Observers say N.J. presidential election impact most likely financial, as state usually votes D
Published: Thursday, June 7, 2012
Updated: Thursday, June 7, 2012 10:06
TRENTON, N.J. _ It's unlikely that President Barack Obama and presumptive Republican nominee Mitt Romney will see New Jersey as a competitive state this year _ Democrats have won presidential elections here for decades.
Even with Gov. Chris Christie traveling the country raising funds for Romney, political analysts say Republicans have no chance of winning the Garden State.
But New Jersey, which donated $32.4 million to presidential candidates in 2008, will play a role in helping raise funds for both parties. And voters will see a massive amount of advertising from neighboring states, particularly Pennsylvania, where Romney has poured money into media campaigns hoping to sway the state that supported Obama in 2008.
The presidential election comes down to a separation between national and local politics, Rutgers University political science Professor Ross Baker said.
Baker said New Jersey is a lot like Wisconsin, where Republican Gov. Scott Walker faced a recall Tuesday, in that both states support Democrats at the presidential level, but voters are "all over the place" at the state level.
"In Wisconsin, there are people who will support Obama in November and are supporting Scott Walker today," Baker said Tuesday. "Likewise, I think there are people that credit Chris Christie with taking on the public employees and so on, but at the same time are not necessarily heeding his endorsement for president."
Patrick Murray, director of the Monmouth University Polling Institute, said years of data show that endorsements don't really affect elections.

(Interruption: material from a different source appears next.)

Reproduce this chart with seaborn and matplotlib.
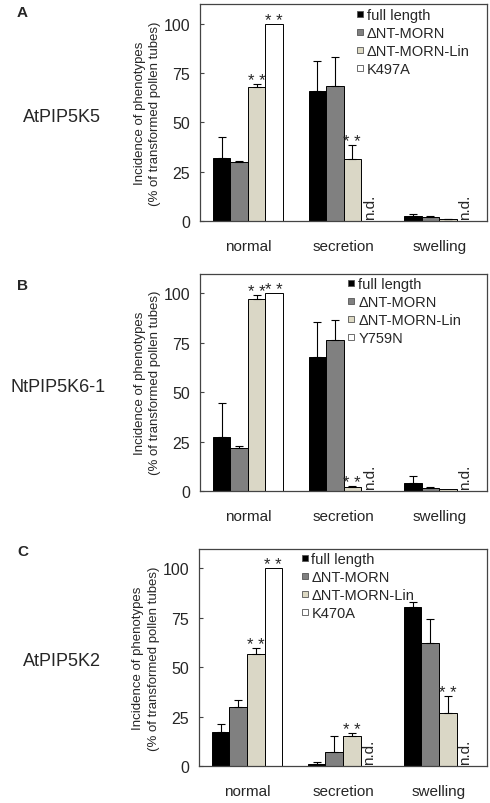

"Chris Christie is the governor, a popular governor of New Jersey, but Mitt Romney is not running to be part of Chris Christie's team in New Jersey, he is running for president and voters differentiate those things," he said.
An April Quinnipiac Poll shows Obama topping Romney and a May poll found that even if Christie were to run on the ticket as vice president, it wouldn't change the outcome. The May poll _ which also opined that Christie would be unhappy as vice president _ had the Democrats winning 50 percent to 42 percent.
Murray said one thing Christie can do is help bring media attention to a campaign and, while that's not as necessary at the presidential level, the governor could help boost state Sen. Joseph Kyrillos, R-Monmouth, who is running against U.S. Sen. Bob Menendez, a Democrat.
"He's not going to change voters' minds but what he's going to do is maybe put that candidate in front of the voters a little bit more than that candidate would have been," Murray said.
Doug Mayer, a spokesman for the New Jersey Republican State Committee, said Christie would continue to aggressively campaign for Romney as he has for the past eight months.
"I think in 2009 and for the past two years, Governor Christie has proven that New Jersey voters are more than ready for the time of common sense solutions that will turn this country around and Mitt Romney has the experience, character, ability and the message to do the same," Mayer said.
And Christie can help raise money. Last month he appeared alongside Romney at a New York City event that brought in $5 million for the campaign.
In 2008, Republican U.S. Sen. John McCain of Arizona held an event at the Teaneck Marriott at Glenpointe, N.J., that drew 400 people who paid between $1,000 and $25,000 to attend. McCain's campaign raised nearly $4.76 million from New Jersey supporters.
Obama raised $22.6 million and that was after the Garden State sent $14 million to his primary challenger Hillary Rodham Clinton.
Michael Kempner, president and CEO of the MWW Group in East Rutherford, N.J., hosted Obama in 2009 for a $30,400-a-person fundraiser at his Cresskill home that brought in a reported $1 million for the Obama Victory Fund. Last year he hosted Vice President Joseph Biden at a $10,000-per-couple fundraiser at his home. Kempner also personally donated $50,000 to get VIP access to Obama's inauguration and raised between $100,000 and $200,000 for Obama's 2008 campaign.
"New Jersey is always one of the pots of gold at the end of the rainbow for candidates from both parties," Murray said. "While they will spend very little time, if any, campaigning here because they will write this off as 14 electoral votes for Obama, they will spend a lot of time here in banquet halls and people's living rooms raising money."
Baker called it the "Manhattan halo effect."
"You think about why is New Jersey a big money place, it's a big money place because there are Wall Street back officers here, there are Wall Street people who live in Montclair or Alpine or someplace like that," he said.